Participants in what Gail Zappa terms The Loop – the international network of tape-swapping Zappologists – first heard degraded copies of 'I Was A Teenage Maltshop' and 'Metal Man Has Won His Wings' (a prescient name for some pounding proto-metal) after Beefheart and Zappa aired these early-1960s archival gems on Australian radio in 1975. 'Power Trio Segment from The Saints 'n Sinners' demonstrates guitar chops to put Eric Clapton to shame; 'Bossa Nova Pervertamento' features a typical Zappaesque trick with the rhythm, making this most innocuous of Latin beats sound as if the tape is spooling backwards. On the radio broadcast, Beefheart did a voice-over, telling how Jerry Moss of A&M Records had rejected his masterpiece 'Electricity', saying it was 'negative' and that it 'wouldn't be good for his daughter'. Beefheart then recited the words: it was evidently the song's empancipatory message – 'friends don't mind just how you grow' – that scared Herb Alpert's business partner. 'Agency Man' is pantomime burlesque, but also a sinister prediction of the marketing of Richard Nixon to a gullible America.

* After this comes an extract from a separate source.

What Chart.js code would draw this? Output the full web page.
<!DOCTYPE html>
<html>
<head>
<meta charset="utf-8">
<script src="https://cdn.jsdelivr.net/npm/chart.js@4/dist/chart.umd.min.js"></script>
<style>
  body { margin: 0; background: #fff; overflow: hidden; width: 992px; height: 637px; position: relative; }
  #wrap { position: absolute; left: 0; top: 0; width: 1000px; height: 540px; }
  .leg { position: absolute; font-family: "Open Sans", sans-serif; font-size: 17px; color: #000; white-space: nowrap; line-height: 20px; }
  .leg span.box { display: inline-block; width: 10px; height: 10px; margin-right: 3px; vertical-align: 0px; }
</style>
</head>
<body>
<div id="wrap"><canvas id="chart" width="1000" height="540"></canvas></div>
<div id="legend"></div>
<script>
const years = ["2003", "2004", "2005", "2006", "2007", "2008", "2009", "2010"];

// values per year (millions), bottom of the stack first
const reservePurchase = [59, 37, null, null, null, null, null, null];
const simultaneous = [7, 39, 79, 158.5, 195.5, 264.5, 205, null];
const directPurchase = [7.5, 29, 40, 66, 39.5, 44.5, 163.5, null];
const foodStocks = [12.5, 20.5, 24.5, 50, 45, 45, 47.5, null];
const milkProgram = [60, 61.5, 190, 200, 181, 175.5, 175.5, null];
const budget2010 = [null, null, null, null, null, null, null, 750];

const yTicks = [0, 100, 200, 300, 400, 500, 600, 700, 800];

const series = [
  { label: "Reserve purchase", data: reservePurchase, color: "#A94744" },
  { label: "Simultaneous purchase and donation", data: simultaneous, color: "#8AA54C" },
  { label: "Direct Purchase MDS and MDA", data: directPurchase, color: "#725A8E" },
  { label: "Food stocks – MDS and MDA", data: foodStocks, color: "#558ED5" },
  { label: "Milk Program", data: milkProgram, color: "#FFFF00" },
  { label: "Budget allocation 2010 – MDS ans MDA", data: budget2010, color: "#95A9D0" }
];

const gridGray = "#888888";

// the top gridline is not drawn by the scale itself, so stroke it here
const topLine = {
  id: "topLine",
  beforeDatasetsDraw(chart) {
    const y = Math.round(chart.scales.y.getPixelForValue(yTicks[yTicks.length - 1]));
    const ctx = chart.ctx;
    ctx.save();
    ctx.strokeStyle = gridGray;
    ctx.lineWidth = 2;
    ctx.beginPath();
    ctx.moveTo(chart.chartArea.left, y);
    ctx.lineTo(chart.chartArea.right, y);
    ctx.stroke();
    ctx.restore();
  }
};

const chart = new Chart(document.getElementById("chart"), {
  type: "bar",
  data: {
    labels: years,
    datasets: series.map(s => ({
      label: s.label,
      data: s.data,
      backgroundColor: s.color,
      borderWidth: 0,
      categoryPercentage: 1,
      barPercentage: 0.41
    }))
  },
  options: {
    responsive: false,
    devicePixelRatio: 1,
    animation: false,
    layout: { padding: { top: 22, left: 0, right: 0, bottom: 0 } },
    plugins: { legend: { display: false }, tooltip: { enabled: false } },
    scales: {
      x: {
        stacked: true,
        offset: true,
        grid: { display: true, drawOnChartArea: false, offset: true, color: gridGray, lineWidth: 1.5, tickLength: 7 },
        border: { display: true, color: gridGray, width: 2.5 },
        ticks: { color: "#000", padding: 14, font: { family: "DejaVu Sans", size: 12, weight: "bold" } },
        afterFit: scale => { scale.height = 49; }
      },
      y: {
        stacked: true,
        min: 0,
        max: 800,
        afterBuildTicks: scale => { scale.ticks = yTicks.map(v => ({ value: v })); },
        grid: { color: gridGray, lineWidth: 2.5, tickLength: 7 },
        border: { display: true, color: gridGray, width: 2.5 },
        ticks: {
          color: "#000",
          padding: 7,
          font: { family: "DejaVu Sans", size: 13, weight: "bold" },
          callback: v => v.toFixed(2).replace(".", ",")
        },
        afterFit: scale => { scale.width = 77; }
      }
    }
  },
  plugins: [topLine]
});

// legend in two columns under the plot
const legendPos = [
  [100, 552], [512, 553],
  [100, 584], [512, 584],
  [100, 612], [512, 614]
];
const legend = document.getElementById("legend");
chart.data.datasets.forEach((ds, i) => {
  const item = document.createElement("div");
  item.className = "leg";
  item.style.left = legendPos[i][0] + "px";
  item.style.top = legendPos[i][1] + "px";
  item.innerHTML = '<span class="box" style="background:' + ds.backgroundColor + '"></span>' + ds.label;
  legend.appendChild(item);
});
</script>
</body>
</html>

Ten of these 35 tracks have already appeared on CD: 'Run Home Slow', 'Charva' and 'Wedding Dress Song/Handsome Cabin Boy' (a stunning arrangement of a Ewan MacColl sea shanty) on Lost Episodes; some of 'Black Beauty' on You Can't Do That On Stage Anymore Vol. 5 as 'Underground Freakout Music'; twenty minutes (tracks 21-26) were edited down from a Festival Hall concert that was released in its entirety as Ahead Of Their Time. Zappologists will have endless fun unpicking each cut and sourcing each bar. However, such unseemly obsessionalism shouldn't cloud the bizarre and pungent lyricism of these moments, or the fact that they're painstakingly segued into a dada montage glittering with provocations and insights.

As bait for the straightahead rock listener, there's 'The Story Of Willie The Pimp'. This reveals the origins of the song on Hot Rats. The famously outrageous lyrics derived, not from Zappa's sleazy imagination, but from a giggling teenager's comedy routine about her father. Rock legends are forged from the unlikeliest materials.